Future Anxiety | Teen Ink

Future Anxiety

December 4, 2007
By Anonymous

Ever think about what your life would be like in five years? How about ten? Even twenty years from right now? Teens all over the world think about their future on a regular basis. Where they will go to college, who will take them to prom, where their life will take them; And as much as we think about the future constantly, I believe it has become quite certain that recently, teens have witnessed the cold hard truth about life, and how quickly it can end. I know I shouldn’t think this way, but sometimes, more often than none, I find myself thinking about the way life would be if I were to die tomorrow, than what my life will be like in the future.


As everyone knows, the reputation of Wakefield High School is not one of the best. “The kids of Wakefield must be cursed” leaves a commenter to an article in the News and Observer. Hearing these words makes me think that it is in our fate to die young. I’ve watched it happen to too many of my friends, and I can’t help but think, “What if I’m next.” Being a teenager, we are taught that at any moment, and any time, this could happen to any of us. We are taught to not be so naive to think that we are invincible and we can live through anything, because clearly; we can’t. In these past three years of my life, I’ve come to find my head wandering off in places where it never should be. “What if it were me in the car?” “What if this was my funeral?” “Would I have done anything different?” I know that these thoughts do nothing but scare me, and I try not to think this way, but somehow, every night as I close my eyes, I find myself asking these same questions over and over again.

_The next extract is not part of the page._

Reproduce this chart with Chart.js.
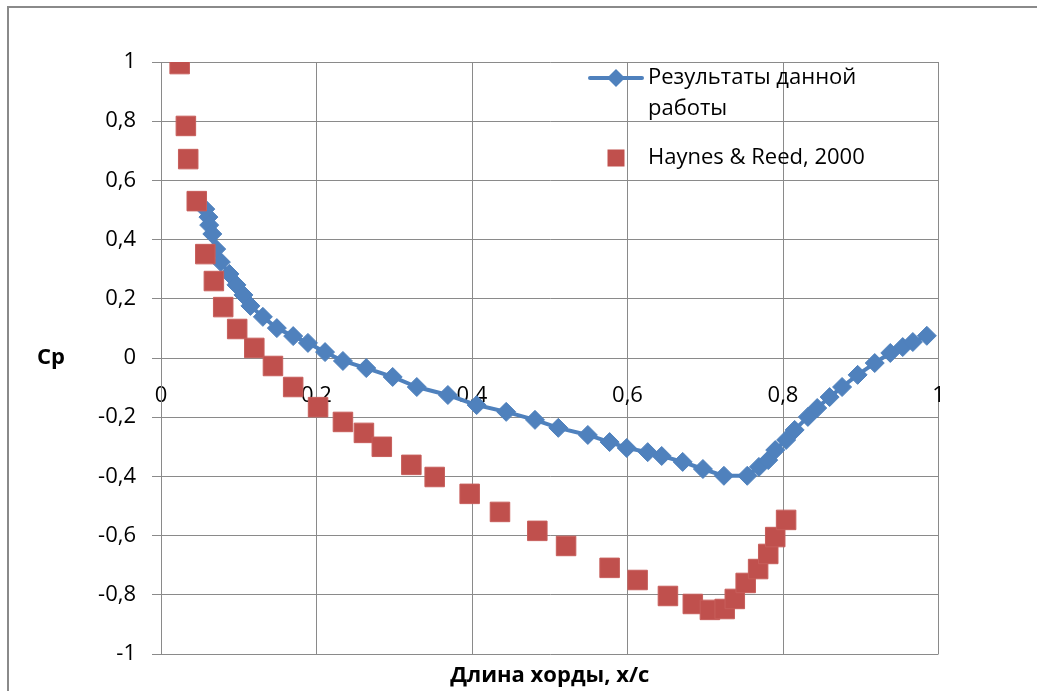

I have racked my brain countless numbers of times to ask myself, “Why didn’t I spend more time with Sadiki?” “Why did Jaimee and I have to get in a fight before high school?” or “Why didn’t I give AB one last hug when I saw him at the basketball game?” And the only conclusion that I can come up with is I didn’t know. I didn’t know I would never have more time to spend with him, and I certainly didn’t know it would be mine and Jaimee’s last fight. And if I did, would I have done something differently? Absolutely. There is no doubt in my mind that I would have apologized for whatever dumb reason it was this time that we were in an argument. And I wish I could go back to return all of the borrowed clothes, or just to tell her my newest drama, but thinking this in my head gets me nowhere. All it does is fill my head with hopeless dreams that I know can never come true. “If” is possibly the worst word in the human vocabulary. It leaves people devastating themselves thinking that things could end up differently, when the truth is, you will never know. It would be great if you could go back and change something, but you can’t. And you will never be able to. So stop living for if’s, and start living for right now’s. Although I can never go back and tell Jaimee I love her one last time, I can tell Keryn I love her today. Or Allison, or Brooke, or Bill. Because just as easily as I think “what if I had one last day with her?” I can say “what if this were my last day” and where I am right now, is not where I want to end up. I want to have a long life, get married, have kids, and be someone in this world. And I strongly believe that I have the potential to.


I have learned so much in my high school experience. And not just something that I will forget in a week, like what year George Washington made the Whiskey Rebellion, but I have learned things that have changed my life, and that will stay with me forever. And as much as I hate that I have learned all these things at the expense of someone’s life, I can’t help but wonder maybe this is how it was supposed to be. I am still a sponge, soaking in everything I come in contact with, and the lessons I learn today will help me in my struggles tomorrow. So even though I know tonight while I lay my head down, questions like “I wonder if I would be buried next to Jaimee?” will unravel in my mind, hopefully one day I will be able to take those thoughts and be a stronger person because of them. I will keep those thoughts in my head, and thrive off of them, because although I may die tomorrow, I am alive today. I am alive right now, and as for right now, I am happy.